In 2013 she won the "British Erotic Award for Sex Worker of the Year". In 2014 she appeared in the Channel 4 documentary Love for Sale, a series presented by Rupert Everett. Following this appearance Rose claimed she was the victim of a hate campaign, which resulted in her landlord evicting her and having to move to London. Rose claimed: "What other reason would it be apart from my profession? I don't do any harm, I don't make noise and I am just normal." In 2015 she appeared on an edition of BBC Two's The Daily Politics in which she argued for the decriminalisation of brothels in the United Kingdom. In 2017 she took part in Things Sex Workers are Tired of Hearing, a sketch for the online BBC channel BBC Three.

In 2015 Rose performed in a run of The Sex Workers' Opera at London's Pleasance Theatre. The show, which included elements of opera, hip hop and poetry to tell women's stories, went on its first UK tour in 2017. Rose is also the presenter of Rose Talks Sex, a long-running radio talk show discussing sex and sexual matters.
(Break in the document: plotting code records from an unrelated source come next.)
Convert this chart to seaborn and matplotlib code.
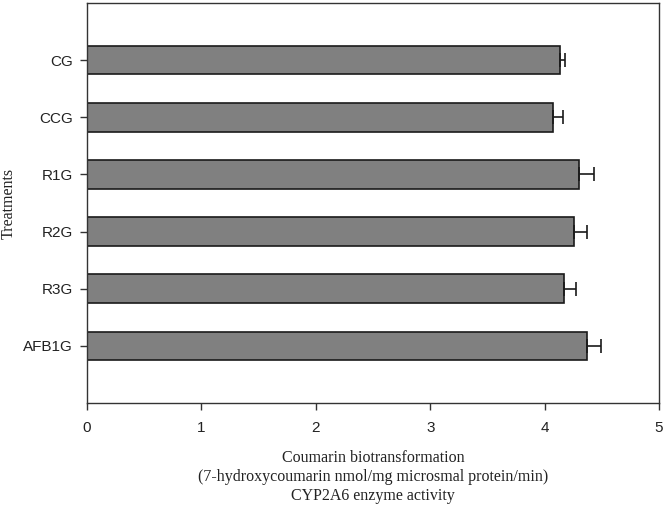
import numpy as np
import pandas as pd
import matplotlib
matplotlib.use('Agg')
import matplotlib.pyplot as plt
import seaborn as sns

# values
treatments = ['CG', 'CCG', 'R1G', 'R2G', 'R3G', 'AFB1G']
activity = [4.13, 4.07, 4.30, 4.26, 4.17, 4.37]
activity_err = [0.05, 0.09, 0.13, 0.11, 0.10, 0.12]
x_ticks = [0, 1, 2, 3, 4, 5]

sns.set_theme(style="white")
plt.rcParams['font.family'] = ['Liberation Sans', 'DejaVu Sans']

df = pd.DataFrame({'treatment': treatments, 'activity': activity})

fig = plt.figure(figsize=(6.66, 5.07), dpi=100)
ax = fig.add_axes([0.1306, 0.205, 0.859, 0.789])

sns.barplot(data=df, x='activity', y='treatment', orient='h', color='#808080',
            saturation=1, edgecolor='#1a1a1a', linewidth=1.2, width=0.5, ax=ax)

# one-sided error bars (positive only)
ax.errorbar(activity, np.arange(len(treatments)),
            xerr=[np.zeros(len(activity_err)), activity_err],
            fmt='none', ecolor='#1a1a1a', elinewidth=1.2, capsize=5, capthick=1.2)

ax.set_xlim(0, 5)
ax.set_ylim(len(treatments), -1)
ax.set_xticks(x_ticks)
ax.set_xticklabels([str(t) for t in x_ticks], fontsize=11, color='#222222')
ax.tick_params(axis='y', labelsize=11, labelcolor='#222222', pad=5)
ax.tick_params(axis='x', pad=8)
ax.tick_params(axis='both', direction='out', length=5, width=1, color='#333333',
               bottom=True, left=True)

for s in ax.spines.values():
    s.set_visible(True)
    s.set_color('#333333')
    s.set_linewidth(1)

serif = ['Liberation Serif', 'DejaVu Serif']
ax.set_xlabel('Coumarin biotransformation\n(7-hydroxycoumarin nmol/mg microsmal protein/min)\nCYP2A6 enzyme activity',
              family=serif, fontsize=11.5, color='#222222',
              labelpad=10.5, linespacing=1.27)
ax.set_ylabel('Treatments', family=serif, fontsize=11.5, color='#222222')
ax.yaxis.set_label_coords(-0.123, 0.5)

fig.savefig('out.png', dpi=100)
plt.close(fig)
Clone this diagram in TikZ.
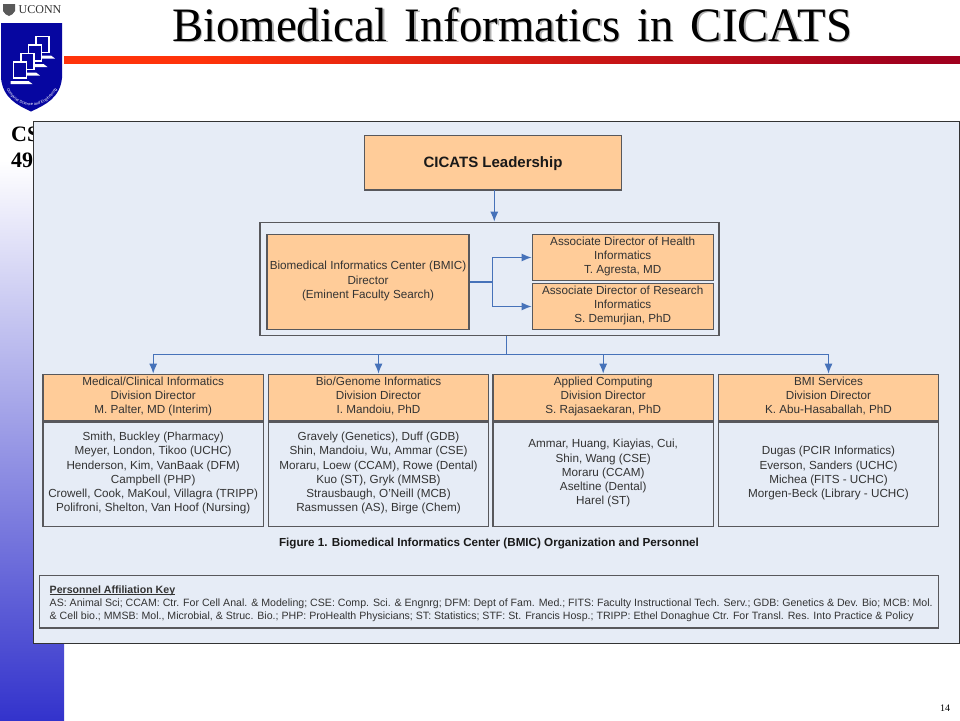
\documentclass[tikz,border=0pt]{standalone}
\usepackage{fontspec}
\setmainfont{Liberation Serif}
\setsansfont{Liberation Sans}
\newfontfamily\titlefont[FakeStretch=0.975,WordSpace=1.45]{Liberation Serif}
\usetikzlibrary{arrows.meta,positioning,calc,decorations.text}
\definecolor{boxorange}{RGB}{255,204,153}
\definecolor{panelblue}{RGB}{230,236,246}
\definecolor{linkblue}{RGB}{70,114,185}
\definecolor{edgegray}{RGB}{88,88,92}
\definecolor{sidebarblue}{RGB}{51,51,204}
\definecolor{barred}{RGB}{255,51,10}
\definecolor{bardark}{RGB}{160,0,30}
\definecolor{shieldblue}{RGB}{6,6,160}
\newcommand{\topstrut}{\rule{0pt}{14pt}}
\newcommand{\botstrut}{\rule[-4.3pt]{0pt}{4.3pt}}
\tikzset{
  orgbox/.style={draw=edgegray,line width=1.1pt,fill=boxorange,inner sep=0pt,align=center,font=\sffamily\fontsize{11.7}{14.2}\selectfont,text=black!80,execute at begin node=\topstrut,execute at end node=\botstrut},
  namebox/.style={orgbox,fill=panelblue},
  link/.style={draw=linkblue,line width=1.3pt},
  linkarrow/.style={link,-{Latex[length=10pt,width=8pt]}},
  titletext/.style={font=\titlefont\fontsize{48}{50}\selectfont},
}
\begin{document}
\begin{tikzpicture}[x=1pt,y=-1pt]
\useasboundingbox (0,0) rectangle (960,720);
% slide background
\fill[white] (0,0) rectangle (960,720);
\shade[top color=white,bottom color=sidebarblue] (0,160) rectangle (64,720);
\fill[barred] (64,56) rectangle (200,63.5);
\shade[left color=barred,right color=bardark] (199.5,56) rectangle (906,63.5);
\fill[bardark] (905.5,56) rectangle (960,63.5);
\node[titletext,text=black!30] at (513.5,25.5) {Biomedical Informatics in CICATS};
\node (title) [titletext] at (512,24.5) {Biomedical Informatics in CICATS};
\node (course) [font=\bfseries\fontsize{22}{26}\selectfont,anchor=north west,align=left,inner sep=0pt] at (11,127) {CSE\\4940};
\node (pagenum) [font=\fontsize{10}{12}\selectfont] at (945,708) {14};
% logo
\fill[black!65] (3,4) -- (15,4) -- (15,11) .. controls (14,14) and (11,15) .. (9,16) .. controls (7,15) and (4,14) .. (3,11) -- cycle;
\node (uconn) [font=\fontsize{12}{14}\selectfont,text=black!80,anchor=west,inner sep=0pt] at (18.5,9.5) {UCONN};
\fill[shieldblue] (1,23) -- (62,23) -- (62,78) .. controls (60,98) and (45,105) .. (31,111.5) .. controls (17,105) and (3,98) .. (1,78) -- cycle;
\foreach \px/\py in {36/36.5,28.5/45,21/53.5,13.5/62}{
  \fill[white] (\px-3,\py+19) -- (\px+15,\py+19) -- (\px+19,\py+22) -- (\px-3,\py+22) -- cycle;
  \draw[white,line width=1.6pt,fill=shieldblue] (\px,\py) rectangle ++(13,16);
}
\path[decorate,decoration={text along path,text align=center,text={|\sffamily\fontsize{4}{5}\selectfont\color{white}|Computer Science and Engineering}}]
  (3,77) .. controls (8,115) and (54,115) .. (61,77);
% main panel
\node (panel) [draw=black!80,line width=1pt,fill=panelblue,minimum width=926pt,minimum height=522pt,inner sep=0pt] at (496,382) {};
\node (lead) [orgbox,minimum width=257pt,minimum height=54.5pt,font=\sffamily\bfseries\fontsize{15}{17}\selectfont,text=black!90] at (493,162.7) {CICATS Leadership};
\node (group) [draw=edgegray,line width=1.1pt,minimum width=459pt,minimum height=113.5pt,inner sep=0pt] at (489.5,279) {};
\node (bmic) [orgbox,minimum width=202pt,minimum height=95pt] at (368,282) {Biomedical Informatics Center (BMIC)\\Director\\(Eminent Faculty Search)};
\node (health) [orgbox,minimum width=181pt,minimum height=46pt] at (622.7,257.5) {Associate Director of Health\\Informatics\\T. Agresta, MD};
\node (research) [orgbox,minimum width=181pt,minimum height=46pt] at (622.7,306.5) {Associate Director of Research\\Informatics\\S. Demurjian, PhD};
\node (clinical) [orgbox,minimum width=220.5pt,minimum height=46.5pt] at (153.2,397.5) {Medical/Clinical Informatics\\Division Director\\M. Palter, MD (Interim)};
\node (genome) [orgbox,minimum width=220.5pt,minimum height=46.5pt] at (378.5,397.5) {Bio/Genome Informatics\\Division Director\\I. Mandoiu, PhD};
\node (applied) [orgbox,minimum width=220.5pt,minimum height=46.5pt] at (603.2,397.5) {Applied Computing\\Division Director\\S. Rajasaekaran, PhD};
\node (services) [orgbox,minimum width=220.5pt,minimum height=46.5pt] at (828.5,397.5) {BMI Services\\Division Director\\K. Abu-Hasaballah, PhD};
\node (clinicalstaff) [namebox,minimum width=220.5pt,minimum height=104.5pt] at (153.2,474.2) {Smith, Buckley (Pharmacy)\\Meyer, London, Tikoo (UCHC)\\Henderson, Kim, VanBaak (DFM)\\Campbell (PHP)\\Crowell, Cook, MaKoul, Villagra (TRIPP)\\Polifroni, Shelton, Van Hoof (Nursing)};
\node (genomestaff) [namebox,minimum width=220.5pt,minimum height=104.5pt] at (378.5,474.2) {Gravely (Genetics), Duff (GDB)\\Shin, Mandoiu, Wu, Ammar (CSE)\\Moraru, Loew (CCAM), Rowe (Dental)\\Kuo (ST), Gryk (MMSB)\\Strausbaugh, O'Neill (MCB)\\Rasmussen (AS), Birge (Chem)};
\node (appliedstaff) [namebox,minimum width=220.5pt,minimum height=104.5pt] at (603.2,474.2) {Ammar, Huang, Kiayias, Cui,\\Shin, Wang (CSE)\\Moraru (CCAM)\\Aseltine (Dental)\\Harel (ST)};
\node (servicesstaff) [namebox,minimum width=220.5pt,minimum height=104.5pt] at (828.5,474.2) {Dugas (PCIR Informatics)\\Everson, Sanders (UCHC)\\Michea (FITS - UCHC)\\Morgen-Beck (Library - UCHC)};
\node (caption) [font=\sffamily\bfseries\fontsize{11.65}{13}\selectfont,text=black!90] at (489,544) {Figure 1. Biomedical Informatics Center (BMIC) Organization and Personnel};
\node (key) [draw=edgegray,line width=1.3pt,minimum width=899pt,minimum height=52.5pt,inner sep=0pt] at (489.3,601.8) {};
\node (keytext) [anchor=north west,inner sep=0pt,align=left,font=\sffamily\fontsize{10.6}{13.3}\selectfont,text=black!80] at (49.5,593) {\underline{\smash{\textbf{Personnel Affiliation Key}}}\\AS: Animal Sci; CCAM: Ctr. For Cell Anal. \& Modeling; CSE: Comp. Sci. \& Engnrg; DFM: Dept of Fam. Med.; FITS: Faculty Instructional Tech. Serv.; GDB: Genetics \& Dev. Bio; MCB: Mol.\\\& Cell bio.; MMSB: Mol., Microbial, \& Struc. Bio.; PHP: ProHealth Physicians; ST: Statistics; STF: St. Francis Hosp.; TRIPP: Ethel Donaghue Ctr. For Transl. Res. Into Practice \& Policy};
% connectors
\coordinate (drop) at (494.3,190);
\coordinate (fork) at (492.5,282);
\coordinate (bus) at (506.5,354.3);
\draw[linkarrow] (drop) -- (drop |- group.north);
\draw[link] (bmic.east) -- (fork);
\draw[linkarrow] (fork) |- (health.west);
\draw[linkarrow] (fork) |- (research.west);
\draw[link] (group.south -| bus) -- (bus);
\draw[linkarrow] (bus) -| (clinical.north);
\draw[linkarrow] (bus) -| (genome.north);
\draw[linkarrow] (bus) -| (applied.north);
\draw[linkarrow] (bus) -| (services.north);
\end{tikzpicture}
\end{document}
Rose stopped doing escort work following the death of her partner in a motorcycle accident in 2019. She then bought a motoring home and set herself a challenge to break a Guinness World Record by visiting 150 pubs across England, Scotland and Wales in 12 months. Shortly after she began her journey, her plans were curtailed by the COVID-19 pandemic, although she was able to continue on a smaller scale, visiting and reviewing pubs for her blog. She continues to present her radio show.

==Politics==
In 2014 Rose began to stand in political elections, campaigning for sexual freedom. She has stood as an independent candidate, but the Sexual Freedom Coalition lists her as standing for the "Sexual Freedom Party".

Rose first stood in the Clacton by-election on 9 October 2014. Out of eight candidates she finished last, taking 56 votes (0.16% of the vote). Rose then stood in the Rochester and Strood by-election. Out of thirteen candidates Rose finished eleventh, taking 43 votes (0.11%).

On 12 December 2014, Rose organised a protest against the Audiovisual Media Services Regulations 2014 amendment to the Communications Act 2003. One of the practices banned was facesitting, so part of the protest was a mass facesitting with people singing "Sit on My Face" by Monty Python. On 1 March 2015 she organised a public spanking event at Manchester's Sackville Gardens, also as a protest against the legislation.

In 2016 Rose gave evidence to the Home Affairs Select Committee, which was looking at the way sex work is treated by legislation. The Committee backed calls to change the rules regarding brothel-keeping and completely decriminalise sex work, though no legislation has been brought before Parliament to act on their recommendations.